I have been thinking about my new process, and as the balance between fundamentals and technicals tilts towards the former, it occurs to me that I should make some record of what is going on day-to-day so that I can go back over it and see whether my understanding and expectations were later borne out. To that end I am going to try to resurrect the diary (I say “try”, because it has to be written at the end of the day — I have always been most comfortable with a day that starts off structured and becomes ever less so).
The EUR dropped further on ongoing debt concerns as Spanish bond spreads widened to new highs. There is talk of the Commission trying to get the Germans to increase the size of the EFSF and of the ECB having to delay further its exit from extraordinary liquidity support. The USD rallied on European debt problems and also tensions on the Korean peninsular. Fears of Chinese interest rate hikes are again drifting around (they tend to hike rates at the end of the week). The AUD and GBP have dropped against the USD — the former after the RBA governor indicated that a strong AUD will restrain inflation and interest-rate hikes should therefore be off the cards for now; I don’t know why the GBP should suffer particularly, but the USD is driving the move.

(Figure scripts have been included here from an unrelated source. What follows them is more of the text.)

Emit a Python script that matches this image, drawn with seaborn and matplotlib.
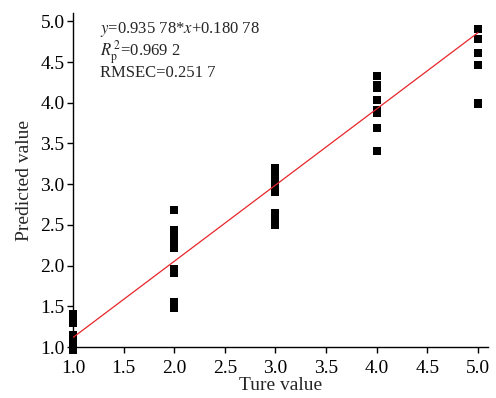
import numpy as np
import pandas as pd
import seaborn as sns
import matplotlib.pyplot as plt

# Values
true_1 = [1.0] * 7
pred_1 = [1.41, 1.36, 1.30, 1.15, 1.08, 1.02, 0.97]
true_2 = [2.0] * 9
pred_2 = [2.68, 2.44, 2.38, 2.30, 2.22, 1.96, 1.91, 1.55, 1.48]
true_3 = [3.0] * 8
pred_3 = [3.20, 3.12, 3.05, 2.98, 2.91, 2.65, 2.55, 2.50]
true_4 = [4.0] * 8
pred_4 = [4.33, 4.22, 4.18, 4.03, 3.91, 3.87, 3.69, 3.41]
true_5 = [5.0] * 5
pred_5 = [4.90, 4.78, 4.61, 4.46, 3.99]

slope = 0.93578
intercept = 0.18078
fit_x = [1.0, 5.0]

df = pd.DataFrame({
    'true': true_1 + true_2 + true_3 + true_4 + true_5,
    'pred': pred_1 + pred_2 + pred_3 + pred_4 + pred_5,
})
fit_df = pd.DataFrame({'x': fit_x, 'y': [slope * v + intercept for v in fit_x]})

sns.set_style('ticks')
plt.rcParams['font.family'] = ['Liberation Serif', 'DejaVu Serif']
plt.rcParams['mathtext.fontset'] = 'stix'

fig = plt.figure(figsize=(4.96, 3.98), dpi=100)
ax = fig.add_axes([0.147, 0.128, 0.837, 0.839])

sns.scatterplot(data=df, x='true', y='pred', marker='s', s=34, color='black',
                edgecolor='none', clip_on=False, ax=ax, zorder=3)
sns.lineplot(data=fit_df, x='x', y='y', color='#e8262a', linewidth=0.9, ax=ax, zorder=4)

ax.set_xlim(1.0, 5.1)
ax.set_ylim(1.0, 5.1)
ax.set_xticks(np.arange(1.0, 5.01, 0.5))
ax.set_yticks(np.arange(1.0, 5.01, 0.5))
ax.xaxis.set_major_formatter(plt.FormatStrFormatter('%.1f'))
ax.yaxis.set_major_formatter(plt.FormatStrFormatter('%.1f'))
ax.tick_params(labelsize=14, length=4, width=1, direction='out', colors='black')
ax.tick_params(axis='x', pad=5)
ax.tick_params(axis='y', pad=2)
for s in ['left', 'bottom']:
    ax.spines[s].set_linewidth(1)
    ax.spines[s].set_color('black')
sns.despine(ax=ax)

ax.set_xlabel('Ture value', fontsize=14, labelpad=0)
ax.set_ylabel('Predicted value', fontsize=14, labelpad=5)

ax.text(0.065, 0.978,
        '$y$=0.935 78*$x$+0.180 78\n$R_{\\mathrm{p}}^{\\,2}$=0.969 2\nRMSEC=0.251 7',
        transform=ax.transAxes, fontsize=12, va='top', ha='left', linespacing=0.9)

fig.savefig('out.png', dpi=100)
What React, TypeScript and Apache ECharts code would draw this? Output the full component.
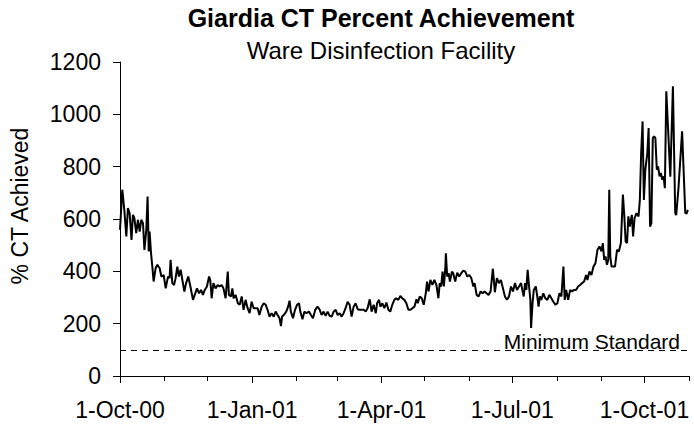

I am still disinclined to add to my long USD position (short EUR/USD). It is tempting to think it is rallying because of improving US economic data but the mood is risk-off and the USD is benefiting, which suggests the usual relationships are in play. The market could move on from Chinese tightening and Korean tension at any moment; either has the potential to become something bigger, but it is too early to say that they have and therefore that there is a trend in place. There is a trend in the EUR, driven by the debt crisis, and the USD seems the logical thing to be short against at present.